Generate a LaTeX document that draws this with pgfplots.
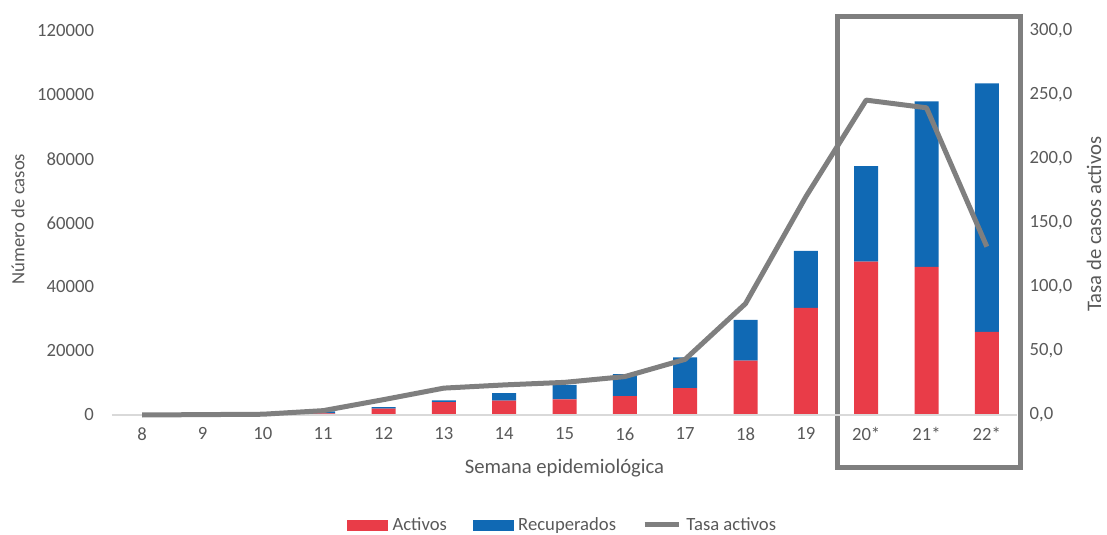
\documentclass[border=0pt]{standalone}
\usepackage{fontspec}
\setmainfont{Carlito}
\usepackage{pgfplots}
\pgfplotsset{compat=1.18}
\definecolor{activ}{HTML}{E93C48}
\definecolor{recup}{HTML}{1069B4}
\definecolor{tasa}{HTML}{7F7F7F}
\definecolor{txt}{HTML}{595959}
\definecolor{base}{HTML}{D9D9D9}
\begin{document}
\begin{tikzpicture}
\path[use as bounding box] (-84pt,-90pt) rectangle (746.25pt,311.25pt);
\begin{axis}[
  at={(0pt,0pt)}, anchor=south west,
  width=678.75pt, height=288pt, scale only axis,
  xmin=-0.5, xmax=14.5, ymin=0, ymax=120000,
  ybar stacked, bar width=18pt,
  axis line style={draw=none},
  tick style={draw=none},
  clip=false,
  xtick={0,...,14},
  xticklabels={8,9,10,11,12,13,14,15,16,17,18,19,20*,21*,22*},
  ytick={0,20000,...,120000},
  scaled y ticks=false,
  yticklabel style={/pgf/number format/fixed, /pgf/number format/precision=0, /pgf/number format/set thousands separator={}, /pgf/number format/assume math mode=true, xshift=-10pt},
  ticklabel style={font=\fontsize{14}{16}\selectfont, text=txt},
  xticklabel style={yshift=-6pt},
  xlabel={Semana epidemiológica},
  ylabel={Número de casos},
  label style={font=\fontsize{14}{16}\selectfont, text=txt},
  xlabel style={font=\fontsize{15.5}{17}\selectfont, at={(axis description cs:0.5,-0.138)}, anchor=center},
  ylabel style={at={(axis description cs:-0.104,0.51)}, anchor=center, rotate=0},
]
\draw[base, line width=0.8pt] (axis cs:-0.5,0) -- (axis cs:14.5,0);
\addplot[fill=activ, draw=none] coordinates {
(0,0) (1,50) (2,100) (3,500) (4,2000) (5,4000) (6,4500) (7,4900) (8,5900) (9,8400) (10,17000) (11,33500) (12,47900) (13,46300) (14,26000)};
\addplot[fill=recup, draw=none] coordinates {
(0,0) (1,0) (2,50) (3,600) (4,450) (5,600) (6,2300) (7,4500) (8,6900) (9,9600) (10,12700) (11,17800) (12,29900) (13,51700) (14,77600)};
\draw[tasa, line width=3.75pt] (axis cs:11.53,124500) rectangle (axis cs:14.55,-16560);
\end{axis}
\begin{axis}[
  at={(0pt,0pt)}, anchor=south west,
  width=678.75pt, height=288pt, scale only axis,
  xmin=-0.5, xmax=14.5, ymin=0, ymax=300,
  axis x line=none,
  axis y line*=right,
  axis line style={draw=none},
  tick style={draw=none},
  clip=false,
  ytick={0,50,...,300},
  yticklabel style={/pgf/number format/fixed, /pgf/number format/fixed zerofill, /pgf/number format/precision=1, /pgf/number format/use comma, /pgf/number format/assume math mode=true, font=\fontsize{14}{16}\selectfont, text=txt, xshift=6pt},
  ylabel={Tasa de casos activos},
  ylabel style={font=\fontsize{15.5}{17}\selectfont, text=txt, at={(axis description cs:1.085,0.497)}, anchor=center, rotate=0},
  legend columns=3,
  legend style={at={(axis description cs:0.4995,-0.286)}, anchor=center, draw=none, fill=none,
    font=\fontsize{14}{16}\selectfont, text=txt,
    /tikz/every even column/.append style={column sep=16pt},
    nodes={inner xsep=3.5pt}},
]
\addlegendimage{legend image code/.code={\fill[activ] (0pt,-3.75pt) rectangle (30pt,3.75pt);}}
\addlegendentry{Activos}
\addlegendimage{legend image code/.code={\fill[recup] (0pt,-3.75pt) rectangle (30pt,3.75pt);}}
\addlegendentry{Recuperados}
\addlegendimage{legend image code/.code={\draw[tasa, line width=3.75pt] (0pt,0pt) -- (26pt,0pt);}}
\addlegendentry{Tasa activos}
\addplot[tasa, line width=3.75pt, line join=round, mark=none, forget plot] coordinates {
(0,0) (1,0.3) (2,0.6) (3,3.4) (4,12) (5,21) (6,23.5) (7,25.5) (8,30) (9,43.5) (10,87) (11,170.5) (12,246) (13,240) (14,131.5)};
\end{axis}
\end{tikzpicture}
\end{document}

• • • • •

Copy the material above in full and exactly, skipping pictures.

→ Result for this exercise:
Generate a LaTeX document that draws this with pgfplots.
\documentclass[border=0pt]{standalone}
\usepackage{fontspec}
\setmainfont{Carlito}
\usepackage{pgfplots}
\pgfplotsset{compat=1.18}
\definecolor{activ}{HTML}{E93C48}
\definecolor{recup}{HTML}{1069B4}
\definecolor{tasa}{HTML}{7F7F7F}
\definecolor{txt}{HTML}{595959}
\definecolor{base}{HTML}{D9D9D9}
\begin{document}
\begin{tikzpicture}
\path[use as bounding box] (-84pt,-90pt) rectangle (746.25pt,311.25pt);
\begin{axis}[
  at={(0pt,0pt)}, anchor=south west,
  width=678.75pt, height=288pt, scale only axis,
  xmin=-0.5, xmax=14.5, ymin=0, ymax=120000,
  ybar stacked, bar width=18pt,
  axis line style={draw=none},
  tick style={draw=none},
  clip=false,
  xtick={0,...,14},
  xticklabels={8,9,10,11,12,13,14,15,16,17,18,19,20*,21*,22*},
  ytick={0,20000,...,120000},
  scaled y ticks=false,
  yticklabel style={/pgf/number format/fixed, /pgf/number format/precision=0, /pgf/number format/set thousands separator={}, /pgf/number format/assume math mode=true, xshift=-10pt},
  ticklabel style={font=\fontsize{14}{16}\selectfont, text=txt},
  xticklabel style={yshift=-6pt},
  xlabel={Semana epidemiológica},
  ylabel={Número de casos},
  label style={font=\fontsize{14}{16}\selectfont, text=txt},
  xlabel style={font=\fontsize{15.5}{17}\selectfont, at={(axis description cs:0.5,-0.138)}, anchor=center},
  ylabel style={at={(axis description cs:-0.104,0.51)}, anchor=center, rotate=0},
]
\draw[base, line width=0.8pt] (axis cs:-0.5,0) -- (axis cs:14.5,0);
\addplot[fill=activ, draw=none] coordinates {
(0,0) (1,50) (2,100) (3,500) (4,2000) (5,4000) (6,4500) (7,4900) (8,5900) (9,8400) (10,17000) (11,33500) (12,47900) (13,46300) (14,26000)};
\addplot[fill=recup, draw=none] coordinates {
(0,0) (1,0) (2,50) (3,600) (4,450) (5,600) (6,2300) (7,4500) (8,6900) (9,9600) (10,12700) (11,17800) (12,29900) (13,51700) (14,77600)};
\draw[tasa, line width=3.75pt] (axis cs:11.53,124500) rectangle (axis cs:14.55,-16560);
\end{axis}
\begin{axis}[
  at={(0pt,0pt)}, anchor=south west,
  width=678.75pt, height=288pt, scale only axis,
  xmin=-0.5, xmax=14.5, ymin=0, ymax=300,
  axis x line=none,
  axis y line*=right,
  axis line style={draw=none},
  tick style={draw=none},
  clip=false,
  ytick={0,50,...,300},
  yticklabel style={/pgf/number format/fixed, /pgf/number format/fixed zerofill, /pgf/number format/precision=1, /pgf/number format/use comma, /pgf/number format/assume math mode=true, font=\fontsize{14}{16}\selectfont, text=txt, xshift=6pt},
  ylabel={Tasa de casos activos},
  ylabel style={font=\fontsize{15.5}{17}\selectfont, text=txt, at={(axis description cs:1.085,0.497)}, anchor=center, rotate=0},
  legend columns=3,
  legend style={at={(axis description cs:0.4995,-0.286)}, anchor=center, draw=none, fill=none,
    font=\fontsize{14}{16}\selectfont, text=txt,
    /tikz/every even column/.append style={column sep=16pt},
    nodes={inner xsep=3.5pt}},
]
\addlegendimage{legend image code/.code={\fill[activ] (0pt,-3.75pt) rectangle (30pt,3.75pt);}}
\addlegendentry{Activos}
\addlegendimage{legend image code/.code={\fill[recup] (0pt,-3.75pt) rectangle (30pt,3.75pt);}}
\addlegendentry{Recuperados}
\addlegendimage{legend image code/.code={\draw[tasa, line width=3.75pt] (0pt,0pt) -- (26pt,0pt);}}
\addlegendentry{Tasa activos}
\addplot[tasa, line width=3.75pt, line join=round, mark=none, forget plot] coordinates {
(0,0) (1,0.3) (2,0.6) (3,3.4) (4,12) (5,21) (6,23.5) (7,25.5) (8,30) (9,43.5) (10,87) (11,170.5) (12,246) (13,240) (14,131.5)};
\end{axis}
\end{tikzpicture}
\end{document}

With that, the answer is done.